Julia Glass: Book Group Darling

When Julia Glass’ first book, Three Junes, came out in 2002 and won the National Book Award, it became a book group trailblazer. Book groups everywhere rejoiced in a new author of contemporary fiction whose writing was fresh and confident and featured complex, memorable characters. You’d think that would be easy to do, but it isn’t. There is a reason that books like Khaled Hosseini’s The Kite Runner and Jhumpa Lahiri’s The Namesake become bestsellers—because readers hunger for the kind of books that sweep them in and give them something to think and talk about.

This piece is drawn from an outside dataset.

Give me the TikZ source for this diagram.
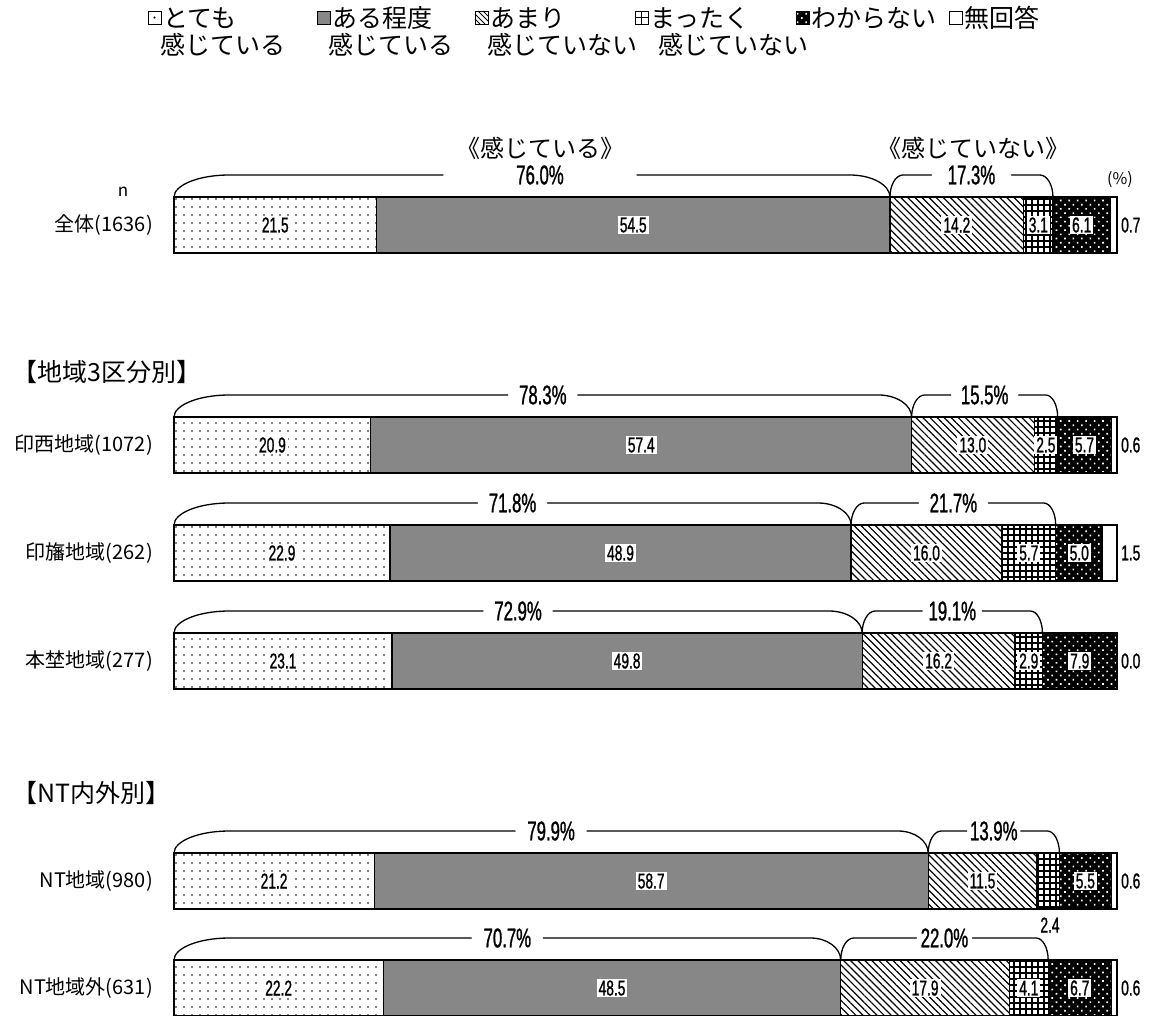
\documentclass[tikz,border=0pt]{standalone}
\usepackage{fontspec}
\setmainfont{Noto Sans CJK JP}
\newfontfamily\numf[FakeStretch=0.64,FakeBold=1]{Liberation Sans}
\newfontfamily\pctf[FakeStretch=0.62,FakeBold=1]{Liberation Sans}
\usetikzlibrary{patterns.meta}

\tikzset{
 seg/.style={draw=black, line width=1.2pt},
 pA/.style={pattern={Dots[distance=8pt,radius=0.95pt]}, pattern color=black},
 pB/.style={fill=black!47},
 pC/.style={pattern={Lines[angle=-45,distance=5pt,line width=1.2pt]}, pattern color=black},
 pD/.style={pattern={Hatch[distance=6pt,line width=1.1pt]}, pattern color=black},
 pE/.style={preaction={fill=black}, pattern={Dots[distance=6pt,radius=1.2pt,angle=45]}, pattern color=white},
 pF/.style={fill=white},
 numlbl/.style={fill=white, inner xsep=2pt, inner ysep=1.5pt, font={\numf\fontsize{21.5}{22}\selectfont}},
 outlbl/.style={anchor=west, inner sep=0pt, font={\numf\fontsize{21.5}{22}\selectfont}},
 rowlbl/.style={anchor=east, inner sep=0pt, font={\fontsize{20}{21}\selectfont}},
 brk/.style={line width=1.3pt, line cap=round},
 pct/.style={inner sep=0pt, font={\pctf\fontsize{27}{28}\selectfont}},
 ttl/.style={inner sep=0pt, font={\fontsize{24}{25}\selectfont}},
 leg/.style={anchor=west, inner sep=0pt, font={\fontsize{25}{26}\selectfont}},
 hdr/.style={anchor=west, inner sep=0pt, font={\fontsize{25}{26}\selectfont}},
 legbox/.style={draw=black, line width=0.8pt},
}

% #1 name, #2 top y, #3..#8 values, #9 label of 4th segment (may be empty)
\newcommand\chartrow[9]{%
 \pgfmathsetmacro\sgT{#3+#4+#5+#6+#7+#8}%
 \pgfmathsetmacro\sgK{943/\sgT}%
 \pgfmathsetmacro\sgA{174+#3*\sgK}%
 \pgfmathsetmacro\sgB{\sgA+#4*\sgK}%
 \pgfmathsetmacro\sgC{\sgB+#5*\sgK}%
 \pgfmathsetmacro\sgD{\sgC+#6*\sgK}%
 \pgfmathsetmacro\sgE{\sgD+#7*\sgK}%
 \pgfmathsetmacro\sgF{\sgE+#8*\sgK}%
 \pgfmathsetmacro\sgY{#2+56}%
 \pgfmathsetmacro\sgM{#2+28}%
 \path[pA] (174,#2) rectangle (\sgA,\sgY);
 \path[pB] (\sgA,#2) rectangle (\sgB,\sgY);
 \path[pC] (\sgB,#2) rectangle (\sgC,\sgY);
 \path[pD] (\sgC,#2) rectangle (\sgD,\sgY);
 \path[pE] (\sgD,#2) rectangle (\sgE,\sgY);
 \path[pF] (\sgE,#2) rectangle (\sgF,\sgY);
 \draw[seg] (174,#2) rectangle (\sgA,\sgY);
 \draw[seg] (\sgA,#2) rectangle (\sgB,\sgY);
 \draw[seg] (\sgB,#2) rectangle (\sgC,\sgY);
 \draw[seg] (\sgC,#2) rectangle (\sgD,\sgY);
 \draw[seg] (\sgD,#2) rectangle (\sgE,\sgY);
 \draw[seg] (\sgE,#2) rectangle (\sgF,\sgY);
 \node[numlbl] (#1-v1) at ({(174+\sgA)/2},\sgM) {#3};
 \node[numlbl] (#1-v2) at ({(\sgA+\sgB)/2},\sgM) {#4};
 \node[numlbl] (#1-v3) at ({(\sgB+\sgC)/2},\sgM) {#5};
 \if\relax\detokenize{#9}\relax\else
 \node[numlbl] (#1-v4) at ({(\sgC+\sgD)/2},\sgM) {#9};\fi
 \node[numlbl] (#1-v5) at ({(\sgD+\sgE)/2},\sgM) {#7};
 \node[outlbl] (#1-v6) at (1121,\sgM) {#8};
}

% #1 L, #2 R, #3 top, #4 rxL, #5 rxR, #6 centre x, #7 half gap, #8 text, #9 name
\newcommand\bracket[9]{%
 \pgfmathsetmacro\brY{#3-22}%
 \pgfmathsetmacro\brX{#6}%
 \draw[brk] (#1,#3) .. controls (#1,{#3-12}) and ({#1+0.45*#4},\brY) .. ({#1+#4},\brY) -- ({\brX-#7},\brY);
 \draw[brk] ({\brX+#7},\brY) -- ({#2-#5},\brY) .. controls ({#2-0.45*#5},\brY) and (#2,{#3-12}) .. (#2,#3);
 \node[pct] (#9) at (\brX,\brY) {#8};
}

\begin{document}
\begin{tikzpicture}[x=1pt,y=-1pt]
\useasboundingbox (0,0) rectangle (1158,1015);
\fill[white] (0,0) rectangle (1158,1015);

% legend
\path[fill=white,legbox] (148,11) rectangle (161,24);
\fill (154.5,17.5) circle (1.1pt);
\node[leg] (lg1) at (163,18) {とても};
\node[leg] (lg1b) at (160,45) {感じている};
\path[pB,legbox] (317,11) rectangle (330,24);
\node[leg] (lg2) at (332,18) {ある程度};
\node[leg] (lg2b) at (328,45) {感じている};
\path[legbox] (475,11) rectangle (488,24);
\draw[line width=0.8pt] (475,14) -- (485,24) (475,19) -- (480,24) (478,11) -- (488,21) (483,11) -- (488,16);
\node[leg] (lg3) at (490,18) {あまり};
\node[leg] (lg3b) at (487,45) {感じていない};
\path[legbox] (635,11) rectangle (648,24);
\draw[line width=0.8pt] (641.5,11) -- (641.5,24) (635,17.5) -- (648,17.5);
\node[leg] (lg4) at (650,18) {まったく};
\node[leg] (lg4b) at (658,45) {感じていない};
\path[pE,legbox] (796,11) rectangle (809,24);
\node[leg] (lg5) at (811,18) {わからない};
\path[legbox] (949,11) rectangle (962,24);
\node[leg] (lg6) at (964,18) {無回答};

% overall
\node[inner sep=0pt, font={\fontsize{17}{18}\selectfont}] (nlab) at (123,192) {n};
\node[inner sep=0pt, font={\fontsize{16}{17}\selectfont}] (pcunit) at (1120,180) {(\%)};
\node[rowlbl] (lab-all) at (153,225) {全体(1636)};
\chartrow{all}{197}{21.5}{54.5}{14.2}{3.1}{6.1}{0.7}{3.1}
\bracket{174}{\sgB}{197}{55}{40}{540}{97}{76.0\%}{all-b1}
\bracket{\sgB}{\sgD}{197}{13}{13}{(\sgB+\sgD)/2}{40}{17.3\%}{all-b2}
\node[ttl] (all-t1) at (540,148) {《感じている》};
\node[ttl] (all-t2) at (973,148) {《感じていない》};

% region 3
\node[hdr] (hdr1) at (12,372) {【地域3区分別】};
\node[rowlbl] (lab-inzai) at (153,445) {印西地域(1072)};
\chartrow{inzai}{417}{20.9}{57.4}{13.0}{2.5}{5.7}{0.6}{2.5}
\bracket{174}{\sgB}{417}{55}{33}{(174+\sgB)/2}{35}{78.3\%}{inzai-b1}
\bracket{\sgB}{\sgD}{417}{13}{12}{(\sgB+\sgD)/2}{34}{15.5\%}{inzai-b2}

\node[rowlbl] (lab-inba) at (153,553) {印旛地域(262)};
\chartrow{inba}{525}{22.9}{48.9}{16.0}{5.7}{5.0}{1.5}{5.7}
\bracket{174}{\sgB}{525}{55}{33}{(174+\sgB)/2}{35}{71.8\%}{inba-b1}
\bracket{\sgB}{\sgD}{525}{13}{12}{(\sgB+\sgD)/2}{35}{21.7\%}{inba-b2}

\node[rowlbl] (lab-motono) at (153,661) {本埜地域(277)};
\chartrow{motono}{633}{23.1}{49.8}{16.2}{2.9}{7.9}{0.0}{2.9}
\bracket{174}{\sgB}{633}{55}{33}{(174+\sgB)/2}{35}{72.9\%}{motono-b1}
\bracket{\sgB}{\sgD}{633}{13}{12}{(\sgB+\sgD)/2}{30}{19.1\%}{motono-b2}

% NT
\node[hdr] (hdr2) at (12,793) {【NT内外別】};
\node[rowlbl] (lab-nt) at (153,881) {NT地域(980)};
\chartrow{nt}{853}{21.2}{58.7}{11.5}{2.4}{5.5}{0.6}{}
\bracket{174}{\sgB}{853}{55}{30}{(174+\sgB)/2}{36}{79.9\%}{nt-b1}
\bracket{\sgB}{\sgD}{853}{13}{12}{(\sgB+\sgD)/2}{27}{13.9\%}{nt-b2}
\node[inner sep=0pt, font={\numf\fontsize{21.5}{22}\selectfont}] (nt-v4) at (1050,925) {2.4};

\node[rowlbl] (lab-ntout) at (153,988) {NT地域外(631)};
\chartrow{ntout}{960}{22.2}{48.5}{17.9}{4.1}{6.7}{0.6}{4.1}
\bracket{174}{\sgB}{960}{55}{30}{(174+\sgB)/2}{36}{70.7\%}{ntout-b1}
\bracket{\sgB}{\sgD}{960}{13}{12}{(\sgB+\sgD)/2}{28}{22.0\%}{ntout-b2}
\end{tikzpicture}
\end{document}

Julia Glass’s second novel, The Whole World Over, also became a book group staple. Set in New York, it features Greenie, a baker and chef who moves to New Mexico with her son, to cook for a Republican governor; Alan, the psychologist husband Greenie leaves behind; Walter, the gay owner of an upscale meat and potatoes restaurant; and Saga, a young woman recovering from a brain injury. Fenno, a bookstore owner from Scotland, who was a character in Three Junes, also appears. I wrote about my book group’s recent discussion for Booklist’s “Book Group Buzz” blog, where readers found much to enjoy and also critique in the book.

Glass is very good at creating multi-dimensional characters that you care about, who frustrate and confuse you, as real as your own family and friends. Glass’ new novel, I See You Everywhere, should prove to do the same (see this New York Times review). It is about two sisters, Louisa and Clem, whose relationship is fraught with jealousy and misunderstanding.

What do I like about Julia Glass? I enjoy her writing, her characters and her storytelling, but I also love that she is an author who loves to talk about books. In a 2002 interview, she talks extensively about the books she loves and why. I found out about some new authors, and saw books I had read in a new light. When Glass gave a reading at the Central Library on her tour promoting The Whole World Over, I asked her about including Fenno in her new book, and asked her what characters in literature she would have liked to have seen an author write about again. Her answer endeared her to me and made me a fan for life: she said Gwendolen Harleth from George Eliot’s Daniel Deronda and Larry Weller from Larry’s Party by Carol Shields. If those authors were alive today, I would be bombarding their e-mail inboxes, demanding sequels!

Julia Glass will be reading from her new novel, I See You Everywhere, at the Central Library on Tuesday, October 21 at 7 p.m. in the Microsoft Auditorium. Don’t miss your chance to hear Glass read from her new book, or ask her any question you have been dying to ask.

One response to “Julia Glass: Book Group Darling”

  1. I just picked up The Three Junes and wondered to myself who Julia Glass was and whether I was in the mood to start one of her novels. Thanks for a very insightful glimpse into that book and the author’s style as a whole!